Requirement | Output the first line of the listing and each line after it, up to and including the line that contains "const axis2Top = 4.46;", exactly as written, minus the pictures.

Data block |
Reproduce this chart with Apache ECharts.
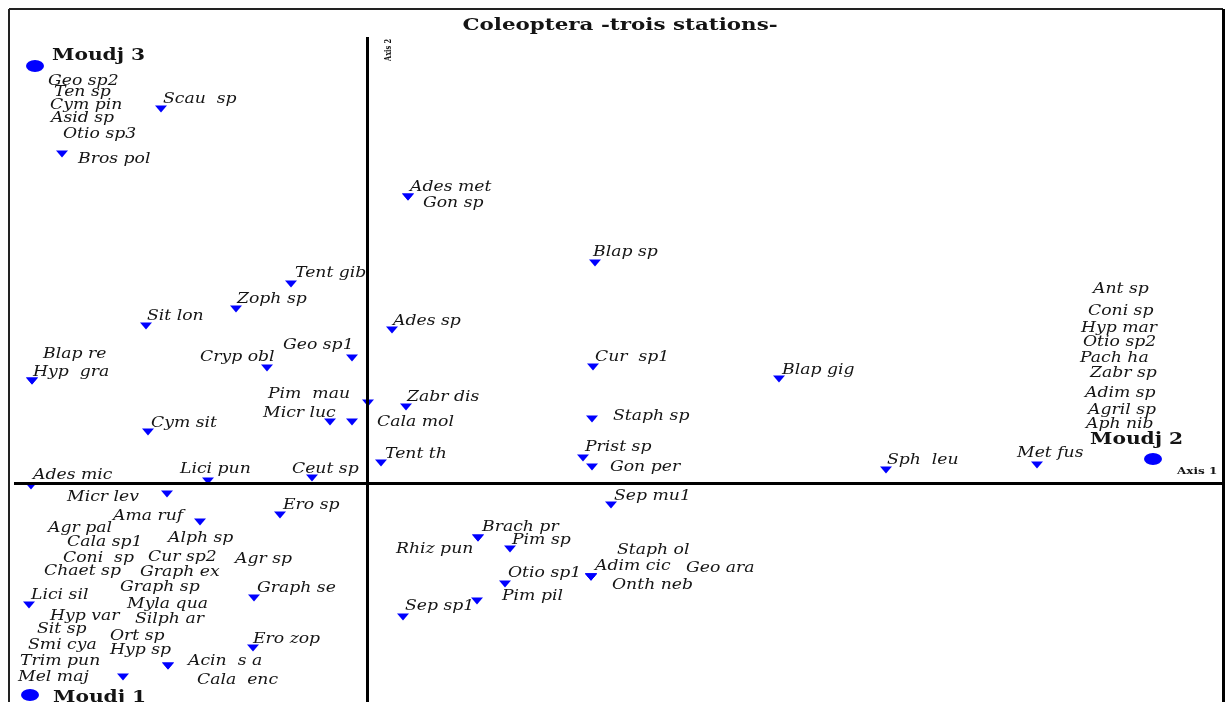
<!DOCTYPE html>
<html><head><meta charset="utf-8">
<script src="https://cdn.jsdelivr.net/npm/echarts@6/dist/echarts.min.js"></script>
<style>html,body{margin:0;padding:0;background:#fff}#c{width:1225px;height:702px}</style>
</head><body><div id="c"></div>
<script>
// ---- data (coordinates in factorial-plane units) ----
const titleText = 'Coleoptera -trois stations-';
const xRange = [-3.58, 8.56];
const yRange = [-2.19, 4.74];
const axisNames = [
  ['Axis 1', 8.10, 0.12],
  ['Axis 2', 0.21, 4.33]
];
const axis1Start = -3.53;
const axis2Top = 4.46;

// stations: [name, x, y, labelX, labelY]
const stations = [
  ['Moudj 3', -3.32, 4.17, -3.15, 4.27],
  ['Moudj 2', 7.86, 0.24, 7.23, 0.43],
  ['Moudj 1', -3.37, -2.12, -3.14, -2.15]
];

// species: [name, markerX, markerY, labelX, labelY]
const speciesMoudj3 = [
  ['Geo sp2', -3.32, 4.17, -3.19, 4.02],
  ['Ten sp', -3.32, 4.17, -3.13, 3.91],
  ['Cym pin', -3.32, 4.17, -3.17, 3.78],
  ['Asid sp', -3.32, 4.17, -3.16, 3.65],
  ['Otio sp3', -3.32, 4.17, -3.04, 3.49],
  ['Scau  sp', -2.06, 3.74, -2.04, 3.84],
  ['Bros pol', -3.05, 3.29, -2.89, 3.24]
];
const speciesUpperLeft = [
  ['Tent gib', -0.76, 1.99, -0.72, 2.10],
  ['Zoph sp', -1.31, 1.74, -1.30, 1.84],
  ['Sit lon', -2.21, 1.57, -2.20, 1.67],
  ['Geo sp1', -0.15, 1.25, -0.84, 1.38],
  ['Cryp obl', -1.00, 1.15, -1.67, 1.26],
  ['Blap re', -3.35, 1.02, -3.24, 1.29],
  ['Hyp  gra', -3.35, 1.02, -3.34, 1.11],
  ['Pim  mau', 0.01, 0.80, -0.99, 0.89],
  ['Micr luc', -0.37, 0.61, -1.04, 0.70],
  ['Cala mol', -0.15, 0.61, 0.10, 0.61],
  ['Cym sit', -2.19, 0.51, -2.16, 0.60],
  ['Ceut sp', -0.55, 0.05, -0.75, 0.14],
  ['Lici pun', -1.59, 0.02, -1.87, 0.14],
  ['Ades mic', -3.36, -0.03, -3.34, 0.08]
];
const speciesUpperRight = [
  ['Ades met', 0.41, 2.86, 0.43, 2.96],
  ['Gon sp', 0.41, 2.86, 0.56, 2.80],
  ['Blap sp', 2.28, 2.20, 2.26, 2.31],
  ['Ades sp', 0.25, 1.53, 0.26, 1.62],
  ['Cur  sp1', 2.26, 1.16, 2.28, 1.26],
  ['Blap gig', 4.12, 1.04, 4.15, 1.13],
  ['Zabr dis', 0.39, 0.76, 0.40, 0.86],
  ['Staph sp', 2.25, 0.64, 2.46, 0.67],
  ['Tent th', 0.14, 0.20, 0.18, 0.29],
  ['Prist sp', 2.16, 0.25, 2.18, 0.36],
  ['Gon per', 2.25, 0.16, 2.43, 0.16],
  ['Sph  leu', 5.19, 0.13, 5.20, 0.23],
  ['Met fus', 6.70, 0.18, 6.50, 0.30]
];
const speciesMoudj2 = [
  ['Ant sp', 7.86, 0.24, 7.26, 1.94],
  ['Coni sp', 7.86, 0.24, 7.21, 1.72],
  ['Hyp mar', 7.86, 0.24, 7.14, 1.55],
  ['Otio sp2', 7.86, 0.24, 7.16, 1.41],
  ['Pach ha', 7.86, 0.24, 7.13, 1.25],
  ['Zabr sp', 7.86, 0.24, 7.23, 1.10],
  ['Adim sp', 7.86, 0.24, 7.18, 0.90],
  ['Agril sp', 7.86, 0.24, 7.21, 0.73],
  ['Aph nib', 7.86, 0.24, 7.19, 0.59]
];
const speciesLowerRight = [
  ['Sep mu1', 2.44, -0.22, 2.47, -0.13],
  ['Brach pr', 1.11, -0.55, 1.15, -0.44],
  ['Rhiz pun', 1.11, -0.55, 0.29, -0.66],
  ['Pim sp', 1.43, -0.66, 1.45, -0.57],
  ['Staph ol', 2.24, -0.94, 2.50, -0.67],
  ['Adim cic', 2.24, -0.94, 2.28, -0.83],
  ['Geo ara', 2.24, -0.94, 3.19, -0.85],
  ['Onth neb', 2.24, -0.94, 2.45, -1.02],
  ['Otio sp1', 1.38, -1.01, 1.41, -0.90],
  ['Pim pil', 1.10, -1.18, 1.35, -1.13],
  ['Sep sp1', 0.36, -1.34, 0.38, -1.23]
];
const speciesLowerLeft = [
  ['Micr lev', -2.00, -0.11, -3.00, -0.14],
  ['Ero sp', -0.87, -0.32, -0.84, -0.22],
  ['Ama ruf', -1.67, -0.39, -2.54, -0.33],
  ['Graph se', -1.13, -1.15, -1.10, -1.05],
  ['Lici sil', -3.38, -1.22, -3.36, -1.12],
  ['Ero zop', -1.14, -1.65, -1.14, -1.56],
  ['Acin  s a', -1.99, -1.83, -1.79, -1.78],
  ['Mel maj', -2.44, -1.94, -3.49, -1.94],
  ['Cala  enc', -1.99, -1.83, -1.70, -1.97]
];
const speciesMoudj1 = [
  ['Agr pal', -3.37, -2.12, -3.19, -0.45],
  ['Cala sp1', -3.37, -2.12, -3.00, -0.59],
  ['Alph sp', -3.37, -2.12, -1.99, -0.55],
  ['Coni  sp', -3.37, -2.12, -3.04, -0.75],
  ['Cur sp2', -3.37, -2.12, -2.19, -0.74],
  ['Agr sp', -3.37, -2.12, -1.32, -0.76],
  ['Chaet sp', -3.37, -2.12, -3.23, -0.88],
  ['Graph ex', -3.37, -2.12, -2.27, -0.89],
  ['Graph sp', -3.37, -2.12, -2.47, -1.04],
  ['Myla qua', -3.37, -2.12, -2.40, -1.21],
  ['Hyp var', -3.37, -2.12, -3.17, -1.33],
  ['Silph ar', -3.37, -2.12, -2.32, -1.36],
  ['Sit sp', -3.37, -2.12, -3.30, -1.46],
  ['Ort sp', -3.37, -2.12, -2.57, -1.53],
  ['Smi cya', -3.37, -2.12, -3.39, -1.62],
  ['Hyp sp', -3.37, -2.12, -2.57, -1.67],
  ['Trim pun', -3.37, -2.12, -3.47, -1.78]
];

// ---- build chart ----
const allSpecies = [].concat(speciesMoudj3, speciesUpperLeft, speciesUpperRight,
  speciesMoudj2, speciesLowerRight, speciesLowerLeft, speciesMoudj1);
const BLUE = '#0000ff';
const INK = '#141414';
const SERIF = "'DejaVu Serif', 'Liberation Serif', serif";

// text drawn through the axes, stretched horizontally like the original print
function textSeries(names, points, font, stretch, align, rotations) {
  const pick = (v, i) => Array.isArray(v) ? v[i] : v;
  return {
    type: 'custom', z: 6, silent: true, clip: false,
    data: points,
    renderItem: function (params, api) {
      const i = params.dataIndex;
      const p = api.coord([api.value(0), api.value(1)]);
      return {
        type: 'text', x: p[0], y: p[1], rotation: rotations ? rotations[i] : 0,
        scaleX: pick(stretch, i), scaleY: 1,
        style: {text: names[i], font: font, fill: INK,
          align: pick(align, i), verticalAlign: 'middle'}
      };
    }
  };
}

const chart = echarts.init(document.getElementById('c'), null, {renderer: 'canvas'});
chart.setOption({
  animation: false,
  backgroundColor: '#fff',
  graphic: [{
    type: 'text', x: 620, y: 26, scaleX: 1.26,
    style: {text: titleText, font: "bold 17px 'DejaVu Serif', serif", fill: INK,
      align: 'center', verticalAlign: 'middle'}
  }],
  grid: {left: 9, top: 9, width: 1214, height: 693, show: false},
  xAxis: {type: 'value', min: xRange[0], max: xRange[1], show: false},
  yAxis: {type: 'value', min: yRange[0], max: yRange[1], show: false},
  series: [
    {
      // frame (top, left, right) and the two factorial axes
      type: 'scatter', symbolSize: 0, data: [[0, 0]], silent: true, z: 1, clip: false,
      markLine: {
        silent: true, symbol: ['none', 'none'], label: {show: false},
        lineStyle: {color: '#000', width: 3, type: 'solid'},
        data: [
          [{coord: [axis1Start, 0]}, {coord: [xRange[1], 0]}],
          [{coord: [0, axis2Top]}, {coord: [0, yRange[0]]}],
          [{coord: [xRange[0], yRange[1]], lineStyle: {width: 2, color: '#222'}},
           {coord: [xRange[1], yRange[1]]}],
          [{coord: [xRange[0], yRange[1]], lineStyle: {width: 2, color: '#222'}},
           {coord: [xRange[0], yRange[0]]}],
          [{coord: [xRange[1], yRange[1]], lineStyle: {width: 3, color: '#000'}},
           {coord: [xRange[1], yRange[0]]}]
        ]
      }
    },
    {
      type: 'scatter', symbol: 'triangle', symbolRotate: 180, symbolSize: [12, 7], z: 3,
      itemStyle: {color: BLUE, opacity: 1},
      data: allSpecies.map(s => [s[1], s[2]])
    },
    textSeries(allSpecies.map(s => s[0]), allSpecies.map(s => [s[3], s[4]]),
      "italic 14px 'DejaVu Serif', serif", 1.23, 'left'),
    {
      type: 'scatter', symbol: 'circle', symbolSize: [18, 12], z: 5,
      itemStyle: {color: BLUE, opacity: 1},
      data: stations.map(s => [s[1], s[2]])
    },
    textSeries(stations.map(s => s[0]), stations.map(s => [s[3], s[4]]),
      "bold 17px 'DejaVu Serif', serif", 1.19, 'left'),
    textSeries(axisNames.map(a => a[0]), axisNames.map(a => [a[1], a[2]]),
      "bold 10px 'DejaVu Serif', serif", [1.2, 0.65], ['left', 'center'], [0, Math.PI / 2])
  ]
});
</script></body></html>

Answer to the problem |
Reproduce this chart with Apache ECharts.
<!DOCTYPE html>
<html><head><meta charset="utf-8">
<script src="https://cdn.jsdelivr.net/npm/echarts@6/dist/echarts.min.js"></script>
<style>html,body{margin:0;padding:0;background:#fff}#c{width:1225px;height:702px}</style>
</head><body><div id="c"></div>
<script>
// ---- data (coordinates in factorial-plane units) ----
const titleText = 'Coleoptera -trois stations-';
const xRange = [-3.58, 8.56];
const yRange = [-2.19, 4.74];
const axisNames = [
  ['Axis 1', 8.10, 0.12],
  ['Axis 2', 0.21, 4.33]
];
const axis1Start = -3.53;
const axis2Top = 4.46;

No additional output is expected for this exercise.